Former Polish president and Nobel Peace Prize winner Lech Wałęsa will face trial in Poland on accusations that he falsely testified not to have signed documents relating to his alleged cooperation with the communist authorities. If found guilty, he faces up to three years in prison.

While Wałęsa, now aged 80, is a symbol of opposition to Poland’s communist regime, having led the Solidarity movement that helped topple it, he has also long faced accusations that he previously cooperated with the security services.

Those claims have often been made by conservative figures, including many linked to the Law and Justice (PiS) party that has ruled Poland since 2015. Wałęsa, who is a prominent opponent of PiS, has always denied such claims and suggested that any documents indicating otherwise are forgeries.

Two years ago, prosecutors – who during PiS’s time in power have been under the authority of prosecutor general and justice minister Zbigniew Ziobro – charged Wałęsa with making false statements when he testified that he did not sign documents agreeing to work with the security services.

Today, they announced that they have filed an indictment, meaning the former president will face trial.

The case in question stems from statements made by Wałęsa in 2016 during an investigation by the Institute of National Remembrance (IPN), a state historical body that also has prosecutorial powers.

The proceedings, in which the former Polish president testified as a witness and was treated as an injured party, were launched after documents carrying his signatures were found in the home archives of former communist interior minister Czesław Kiszczak.

The documents indicated that Wałęsa, working under the code name Bolek, signed a commitment to collaborate with the communist Security Service (SB), as well as payslips and informant’s notes. The former president had told the media at the time the documents were discovered that they had been falsified.

The purpose of the IPN’s investigation was to verify whether a crime of document forgery had been committed and to identify possible perpetrators. During its course, Wałęsa testified he did not sign the documents.

“After being shown a number of documents…he denied having drafted or signed any of the more than fifty documents shown to him,” a spokesman for the District Prosecutor’s Office in Warsaw, Szymon Banna, told news website Onet.

Wałęsa admitted, however, that in the case of one letter found in the file, with handwritten notes and the signature “Lech Wałęsa”, there is a high degree of probability it was his handwriting and signature.

However, the prosecutors found – after comparing the documents from the file with others confirmed as being written and signed by Wałęsa and consulting forensic handwriting experts – that in the case of over 50 documents, Wałęsa’s testimony was false.

“The Institute [of Forensic Research] issued a conclusive assessment stating that the documents from the personal file and the work file of the secret collaborator alias ‘Bolek’ were drawn up by the former president,” said Banna.

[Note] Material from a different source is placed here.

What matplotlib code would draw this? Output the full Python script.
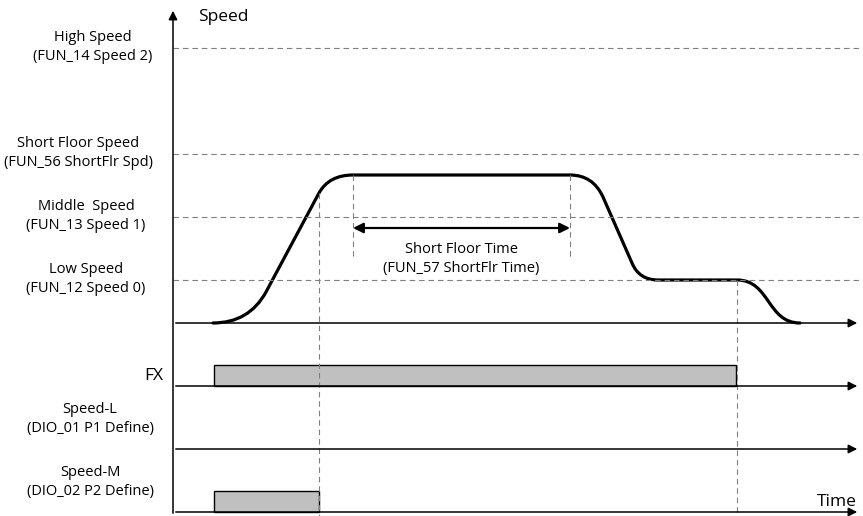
import matplotlib
matplotlib.use("Agg")
import matplotlib.pyplot as plt
from matplotlib.path import Path
from matplotlib.patches import PathPatch

plt.rcParams['font.family'] = ['Open Sans', 'DejaVu Sans']

# speed levels (y position on the diagram, pixel-like units, y grows downward)
level_labels = ["High Speed\n(FUN_14 Speed 2)", "Short Floor Speed\n(FUN_56 ShortFlr Spd)",
                "Middle  Speed\n(FUN_13 Speed 1)", "Low Speed\n(FUN_12 Speed 0)"]
level_y = [48, 154, 217, 280]
level_label_x = [93, 78, 86, 86]

# speed profile: vertices and path codes (quadratic/cubic corners)
profile_t = [213, 249, 266, 319, 329, 353, 570, 593, 603, 632, 639, 658, 737, 770, 767, 800]
profile_v = [323, 323, 292, 193, 175, 175, 175, 175, 197, 263, 280, 280, 280, 280, 323, 323]
profile_codes = [Path.MOVETO, Path.CURVE3, Path.CURVE3, Path.LINETO, Path.CURVE3, Path.CURVE3,
                 Path.LINETO, Path.CURVE3, Path.CURVE3, Path.LINETO, Path.CURVE3, Path.CURVE3,
                 Path.LINETO, Path.CURVE4, Path.CURVE4, Path.CURVE4]

# signal rows
sig_names = ["FX", "Speed-L\n(DIO_01 P1 Define)", "Speed-M\n(DIO_02 P2 Define)"]
sig_base = [386, 449, 512]
sig_on = [214, None, 214]
sig_off = [736, None, 319]
sig_high = 21
speed_base = 323

# timing marks
mark_t = [319, 353, 570, 737]
mark_top = [193, 175, 175, 280]
mark_bottom = [516, 260, 260, 516]
sft_start, sft_end, sft_y = 353, 570, 228

axis_x = 173
x_end = 860

fig = plt.figure(figsize=(8.63, 5.16), dpi=100)
ax = fig.add_axes([0, 0, 1, 1])
ax.set_xlim(0, 863)
ax.set_ylim(516, 0)
ax.axis('off')

dash = dict(color='#808080', lw=0.8, ls=(0, (5, 3.5)))

# speed level dashed lines + labels
for lab, y, lx in zip(level_labels, level_y, level_label_x):
    ax.plot([axis_x, 863], [y, y], **dash)
    ax.text(lx, y - 1, lab, ha='center', va='center', fontsize=10.5, linespacing=1.32)

# timing dashed verticals
for t, y0, y1 in zip(mark_t, mark_top, mark_bottom):
    ax.plot([t, t], [y0, y1], **dash)

# vertical speed axis
ax.annotate('', xy=(axis_x, 8), xytext=(axis_x, 516),
            arrowprops=dict(arrowstyle='-|>', color='black', lw=1.1, mutation_scale=13))
ax.text(198, 17, "Speed", ha='left', va='center', fontsize=12.5)

# horizontal baselines with arrows
for y in [speed_base] + sig_base:
    ax.annotate('', xy=(x_end, y), xytext=(axis_x, y),
                arrowprops=dict(arrowstyle='-|>', color='black', lw=1.1, mutation_scale=13))

# speed profile curve
path = Path(list(zip(profile_t, profile_v)), profile_codes)
ax.add_patch(PathPatch(path, facecolor='none', edgecolor='black', lw=2.3,
                       capstyle='round', joinstyle='round'))

# short floor time arrow
ax.annotate('', xy=(sft_end, sft_y), xytext=(sft_start, sft_y),
            arrowprops=dict(arrowstyle='<|-|>', color='black', lw=1.6, mutation_scale=15,
                            shrinkA=0, shrinkB=0))
ax.text((sft_start + sft_end) / 2, 259, "Short Floor Time\n(FUN_57 ShortFlr Time)",
        ha='center', va='center', fontsize=10.5, linespacing=1.32)

# signal boxes and labels
for name, base, on, off in zip(sig_names, sig_base, sig_on, sig_off):
    if on is not None:
        ax.bar(on, -sig_high, width=off - on, bottom=base, align='edge',
               color='#c0c0c0', edgecolor='black', lw=1.0)
    if name == "FX":
        ax.text(163, base - 10, name, ha='right', va='center', fontsize=12.5)
    else:
        ax.text(90, base - 30, name, ha='center', va='center', fontsize=10.5, linespacing=1.32)

ax.text(857, 502, "Time", ha='right', va='center', fontsize=12.5)

fig.savefig("out.png", dpi=100)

“The experts confirmed that he had drawn up or personally signed: a handwritten undertaking to cooperate with the Security Service in December 1970, handwritten receipts for money for information provided to SB officers, as well as more than 30 handwritten informant’s notes,” the spokesman added.

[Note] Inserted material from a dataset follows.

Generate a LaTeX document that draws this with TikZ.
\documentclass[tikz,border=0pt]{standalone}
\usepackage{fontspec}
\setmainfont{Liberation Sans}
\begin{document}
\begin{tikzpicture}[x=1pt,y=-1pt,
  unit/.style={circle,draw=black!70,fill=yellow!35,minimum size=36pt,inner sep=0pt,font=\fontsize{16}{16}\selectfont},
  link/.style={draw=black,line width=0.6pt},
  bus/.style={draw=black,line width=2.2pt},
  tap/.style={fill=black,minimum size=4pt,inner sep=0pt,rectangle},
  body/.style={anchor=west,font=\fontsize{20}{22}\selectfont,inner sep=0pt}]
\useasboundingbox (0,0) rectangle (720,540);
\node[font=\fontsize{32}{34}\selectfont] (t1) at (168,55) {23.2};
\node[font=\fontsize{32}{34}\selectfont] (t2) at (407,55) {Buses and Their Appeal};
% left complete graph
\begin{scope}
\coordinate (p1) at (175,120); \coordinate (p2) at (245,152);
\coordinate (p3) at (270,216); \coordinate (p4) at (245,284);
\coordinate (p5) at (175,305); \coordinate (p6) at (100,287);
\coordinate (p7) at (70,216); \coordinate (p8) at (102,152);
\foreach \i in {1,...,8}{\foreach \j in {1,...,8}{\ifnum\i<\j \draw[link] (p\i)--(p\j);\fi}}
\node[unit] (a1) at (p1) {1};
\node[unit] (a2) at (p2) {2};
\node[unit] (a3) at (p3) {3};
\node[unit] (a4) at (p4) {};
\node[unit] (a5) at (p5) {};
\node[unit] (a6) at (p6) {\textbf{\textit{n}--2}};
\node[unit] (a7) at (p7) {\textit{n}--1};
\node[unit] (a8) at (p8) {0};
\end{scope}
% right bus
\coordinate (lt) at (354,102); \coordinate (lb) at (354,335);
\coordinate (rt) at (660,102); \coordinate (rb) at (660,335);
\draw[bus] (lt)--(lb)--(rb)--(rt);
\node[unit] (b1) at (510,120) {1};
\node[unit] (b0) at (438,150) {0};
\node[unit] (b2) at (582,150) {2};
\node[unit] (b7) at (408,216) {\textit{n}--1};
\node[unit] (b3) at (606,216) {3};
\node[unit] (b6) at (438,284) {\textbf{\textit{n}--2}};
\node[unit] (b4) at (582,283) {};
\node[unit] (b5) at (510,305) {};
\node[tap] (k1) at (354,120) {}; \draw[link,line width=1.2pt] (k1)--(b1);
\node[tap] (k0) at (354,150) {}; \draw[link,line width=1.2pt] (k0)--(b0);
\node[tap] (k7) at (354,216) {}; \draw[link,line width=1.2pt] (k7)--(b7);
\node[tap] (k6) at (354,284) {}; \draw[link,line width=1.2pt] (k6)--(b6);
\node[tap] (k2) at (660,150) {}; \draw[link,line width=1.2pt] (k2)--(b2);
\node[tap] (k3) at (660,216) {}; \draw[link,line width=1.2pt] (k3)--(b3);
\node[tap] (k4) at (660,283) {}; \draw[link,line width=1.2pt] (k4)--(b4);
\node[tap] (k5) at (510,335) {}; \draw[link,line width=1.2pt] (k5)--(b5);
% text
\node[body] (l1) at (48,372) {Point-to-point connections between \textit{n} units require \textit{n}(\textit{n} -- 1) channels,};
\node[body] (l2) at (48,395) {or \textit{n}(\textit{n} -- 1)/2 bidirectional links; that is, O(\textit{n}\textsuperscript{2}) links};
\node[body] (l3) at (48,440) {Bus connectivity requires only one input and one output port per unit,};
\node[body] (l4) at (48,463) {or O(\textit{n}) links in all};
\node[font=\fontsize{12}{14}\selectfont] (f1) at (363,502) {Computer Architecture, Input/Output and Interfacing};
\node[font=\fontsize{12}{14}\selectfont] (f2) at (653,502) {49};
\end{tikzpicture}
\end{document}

In response to today’s announcement that he had been indicted, Wałęsa published a statement on Facebook describing the accusations against him as “terrible insults and monstrous lies” that must be disproven “line by line”.

In further remarks to news website Wirtualna Polska, the former president reiterated that he “maintains the documents were forged”. He added that he was not yet sure if he would appear at the trial “because these are not courts [anymore]” – a reference to the PiS government’s overhaul of the judiciary.

Earlier this week, Wałęsa won a case against Poland before the European Court of Human Rights (ECHR), which found that PiS’s judicial reforms had violated Wałęsa’s rights in a case relating to accusations that he collaborated with the communists.